OK, now let’s look at the COMEX and the futures market.  Since you can lend gold out and receive interest for it, it then follows that “gold in hand” could (should) be worth more say six months down the line because it can be lent out and returned with an added 6 months interest attached to it.  This is why “futures” prices are almost always above the spot price for gold and silver.  This should ALWAYS be no matter what …because they are “money” that are not subject to droughts, floods or whatever that can affect the supply greatly.  This is the case EXCEPT for couple of “mega sigma” events happening.  In one instance, it is possible that traders become fearful that they will not get delivered their contracted gold in the future which would make “gold in hand” worth more to them than the promise of future gold.  They may be fearful because they feel that the current supply is tight and are not sure that future supply will arrive or they may even be fearful that a system wide crash or default will occur before their contracted delivery which might leave them high and dry.  The big point here is that “gold in hand” can never ever be worth more than gold in the future (IF you know for sure that it will be delivered) because you can earn interest on it.

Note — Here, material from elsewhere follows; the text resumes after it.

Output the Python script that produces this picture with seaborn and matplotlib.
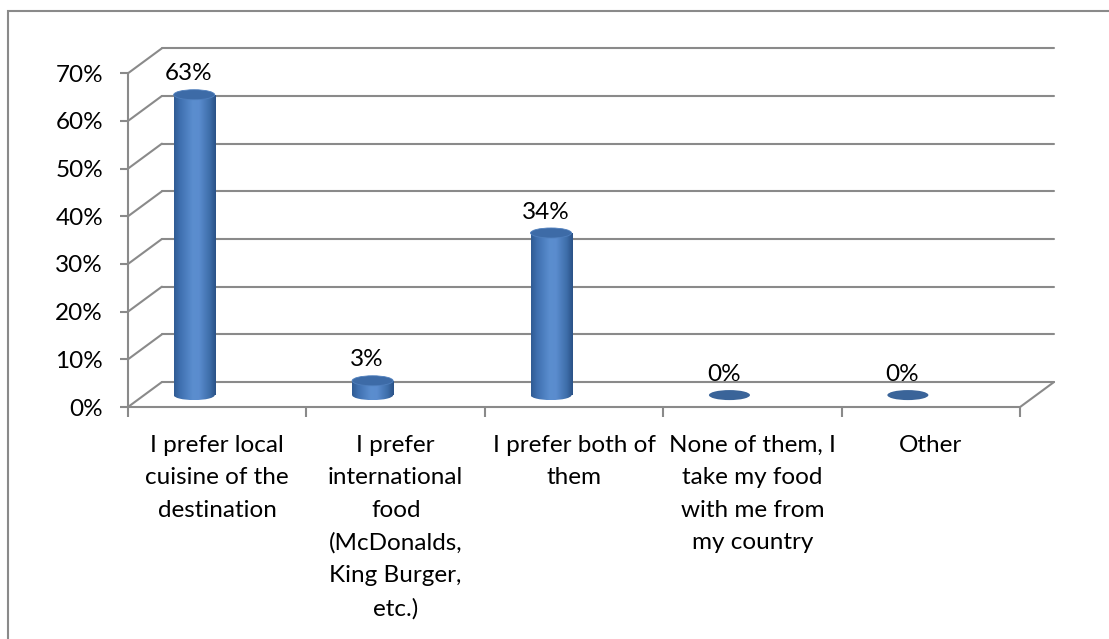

I have gone back and forth with several theorists as to whether or not we have already seen backwardation or not.  To their credit, we have not seen it yet in the out months but they are very flat.  So “flat” that we are only talking .50 cents or less for 6 months out.  But, here is where it gets interesting.  I spoke with a Chicago floor trader this morning who told me that he has actually executed 3 separate “back warded” gold trades since last June.  Normally for example you would buy a June contract and sell in August for a $1 credit, thus buying today and selling later at a $1 profit.  On 3 separate occasions, this trader tells me that the spot month has gone to a premium over the future month in the delivery process.  This past February it went as high as a $3.50 premium.

So how could this possibly be?  How could gold have gone to any premium at all?  How or why could it ever be worth more today than in the future?  Does the old “bird in the hand versus two in the bush” come to mind here?  The only way that the delivery month (for gold because it is money rather than a commodity) can trade at a premium is if it gets bid up in price or the future month sold down in price, one or the other and as simple as that.  The delivery month will only get bid to a premium if enough buyers either question the available current supply to deliver or question the availability of future delivery.  There can be no other reason than this, does or will the supply exist for delivery?  Yes I know, it will be said that “short sellers” may have gotten spooked and bid the spot month to cover a position but why would you do this if supply was not a question and could “buy” your gold in a future month for less if you were 100% sure that you were going to get it?